Therapeutic nanoparticles are under intense development for the treatment of diseases (e.g., cancer, cardiovascular diseases) (Allen et al., Science, 2004). Through rational design of nanoparticle properties, they can enhance and sustain the delivery of drug payload to desired biological sites (Davis et al., Nat. Rev. Drug Discov., 2008). Current progress lies on perturbing the physicochemcial properties of nanomaterials (e.g., size, charge, shape, targeting ligand density) to achieve desired clinical outcomes (e.g., circulation, stability, toxicity, efficacy). For any therapeutic to exert its intended effect, and given the high cost and synthetic difficulty of pure and potent compounds, precise delivery to targeted sites is imperative. Yet, not much research effort has been directed to elucidate the mechanisms of delivery.

Despite proven success in delivery in a few organs (e.g., tumor, liver), reports on successful targeted delivery to other sites still remain scarce. From our previous work, intravenously (i.v.) injected gold nanoparticles of different sizes in the sub-micron size range (20 – 150 nm) do notnaturally accumulate inside organs except the liver and spleen (Fig.1; Choi et al., PNAS, 2011). The mere deposition of 1-2% of the injected dose in the kidney, heart, lung, and pancreas highlights the biological barriers that obstruct efficient nanoparticle entry, restricting the delivery of actual therapeutic nanoparticles for treatment of diseases arisen from these sites. This realization prompts our research group to question if nanostructures, when strategically engineered, can accumulate in these “challenging organs” in appreciable quantities.

Our approach: Dissection of basic "nano-bio" interactions

To design novel and functional nanostructures for targeted delivery to challenging biological sites in vivo, our research group believes the importance of dissecting the basic interactions of nanoparticles with biological structures across the vast length scales of organ, tissue, and cell. Take our previous work on kidney targeting as the first example.


I. Organ-level distribution As an example, we will explore how gold nanoparticles coated with poly(ethylene glycol) (PEG) will interact with the kidney. After 24 hours of injection, most intravenously injected nanoparticles in the 20-150 nm size regime deposit in the liver and spleen. Intriguingly, there is up to 5% of the injected dose collecting in the kidney. Specifically, such renal deposition is size-dependent: there exists an optimal size range of nanoparticles (i.e., 75 ± 25 nm) in which deposition is maximized. Knowing how nanoparticles interact with the tissue structures within the kidney will aid our understanding in this size-dependent phenomenon.

II. Tissue-level distribution All injected PEGylated gold nanoparticles collect inside renal corpuscles (green box), which are filters of blood for production of urine. Significantly, 75 ± 25 nm nanoparticles (red arrows) can be located in every renal corpuscle, and none can be observed inside the surrounding renal tubules. To investigate the high efficiency for targeting renal corpuscles, knowing how these 75 ± 25 nm nanoparticles interact with the constituent cells of renal corpuscles will be crucial.

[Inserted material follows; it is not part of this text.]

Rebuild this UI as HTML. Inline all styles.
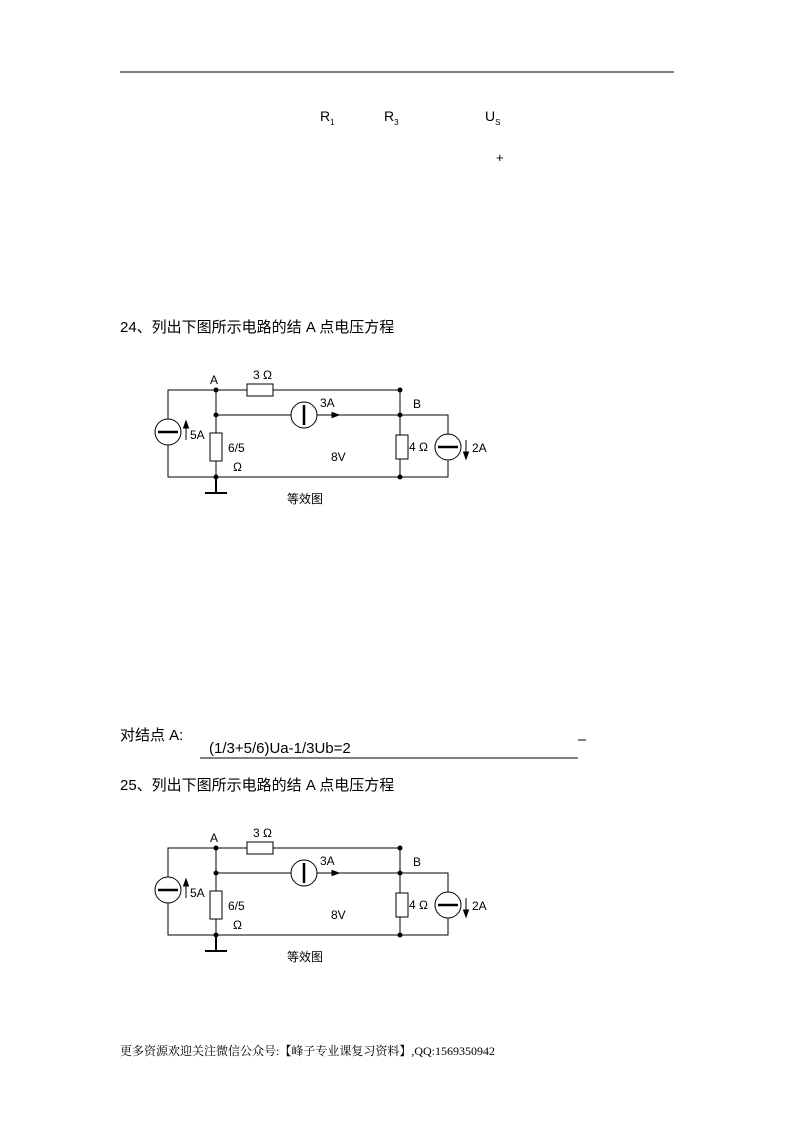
<!DOCTYPE html>
<html><head><meta charset="utf-8"><style>
body{margin:0;width:793px;height:1122px;background:#fff;position:relative;font-family:"Liberation Sans","Noto Sans CJK SC",sans-serif;color:#000}
.t{position:absolute;white-space:nowrap;font-size:15px}
svg{position:absolute;left:0;top:0}
</style></head><body>
<svg width="793" height="1122" viewBox="0 0 793 1122">
<line x1="120" y1="72" x2="674" y2="72" stroke="#000" stroke-width="1"/>
<defs>
<g id="c" stroke="#000" stroke-width="1" fill="none" font-family="Liberation Sans, DejaVu Sans, sans-serif">
<path d="M168 419 V390 H247 M273 390 H400 V477 H168 V445"/>
<path d="M216 390 V433 M216 461 V477 M216 415 H291 M317 415 H448 V434 M448 460 V477 H400 M400 415 V435"/>
<path d="M216 477 V493 M205 493 H227" stroke-width="2"/>
<rect x="247" y="384" width="26" height="12" fill="#fff"/>
<rect x="210" y="433" width="12" height="28" fill="#fff"/>
<rect x="396" y="435" width="12" height="24" fill="#fff"/>
<circle cx="168" cy="432" r="13" fill="#fff"/>
<line x1="158" y1="432" x2="178" y2="432" stroke-width="2.5"/>
<circle cx="304" cy="415" r="13" fill="#fff"/>
<line x1="304" y1="405" x2="304" y2="425" stroke-width="2.5"/>
<circle cx="448" cy="447" r="13" fill="#fff"/>
<line x1="438" y1="447" x2="458" y2="447" stroke-width="2.5"/>
<path d="M186 440 V426"/><path d="M183.5 428 L186 421 L188.5 428Z" fill="#000"/>
<path d="M466 440 V454"/><path d="M463.5 452 L466 459 L468.5 452Z" fill="#000"/>
<path d="M320 415 H334"/><path d="M332 412.5 L339 415 L332 417.5Z" fill="#000"/>
<g fill="#000" stroke="none">
<circle cx="216" cy="390" r="2.5"/><circle cx="216" cy="415" r="2.5"/><circle cx="216" cy="477" r="2.5"/>
<circle cx="400" cy="390" r="2.5"/><circle cx="400" cy="415" r="2.5"/><circle cx="400" cy="477" r="2.5"/>
<text x="210" y="384" font-size="12">A</text>
<text x="253" y="379" font-size="12">3 Ω</text>
<text x="320" y="407" font-size="12">3A</text>
<text x="413" y="408" font-size="12">B</text>
<text x="190" y="439" font-size="12">5A</text>
<text x="228" y="452" font-size="12">6/5</text>
<text x="233" y="471" font-size="12">Ω</text>
<text x="331" y="461" font-size="12">8V</text>
<text x="409" y="451" font-size="12">4 Ω</text>
<text x="472" y="452" font-size="12">2A</text>
<text x="287" y="503" font-size="12" font-family="Noto Sans CJK SC, sans-serif">等效图</text>
</g>
</g>
</defs>
<use href="#c"/>
<use href="#c" transform="translate(0,458)"/>
<line x1="200" y1="758" x2="578" y2="758" stroke="#000"/>
<line x1="578" y1="740" x2="586" y2="740" stroke="#000"/>
</svg>
<div class="t" style="left:320px;top:108px;font-size:14px">R<sub style="font-size:8px">1</sub></div>
<div class="t" style="left:384px;top:108px;font-size:14px">R<sub style="font-size:8px">3</sub></div>
<div class="t" style="left:485px;top:108px;font-size:14px">U<sub style="font-size:8px">S</sub></div>
<div class="t" style="left:496px;top:150px;font-size:13px">+</div>
<div class="t" style="left:120px;top:316px">24、列出下图所示电路的结 A 点电压方程</div>
<div class="t" style="left:120px;top:724px">对结点 A:</div>
<div class="t" style="left:209px;top:740px">(1/3+5/6)Ua-1/3Ub=2</div>
<div class="t" style="left:120px;top:774px">25、列出下图所示电路的结 A 点电压方程</div>
<div class="t" style="left:120px;top:1042px;font-size:12px;font-family:'Liberation Serif','Noto Serif CJK SC',serif">更多资源欢迎关注微信公众号:【峰子专业课复习资料】,QQ:1569350942</div>
</body></html>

III. Cellular-level distribution Despite the absence of active targeting ligands, 75 ± 25 nm nanoparticles can still enter and accumulate inside mesangial cells inside renal corpuscles. Mesangial cells can secret anti-inflammatory cytokines and internalize foreign biomacromolecules. We speculate that these mesangial cells serve as the primary source of nanoparticle retention inside the kidney.

In summary, collective analysis of in vivo nanoparticle distribution across the length scales of organ, tissue, and cell can provide mechanistic insights into how nanoparticles interact with the biological system. These insights, in turn, will inform useful design rules for building nanoparticles that can specifically target defined biological destinations (in this case kidney mesangium.) These results may open up avenues for imaging or treating diseases that arise from that particular biological destination (in this case IgA nephropathy).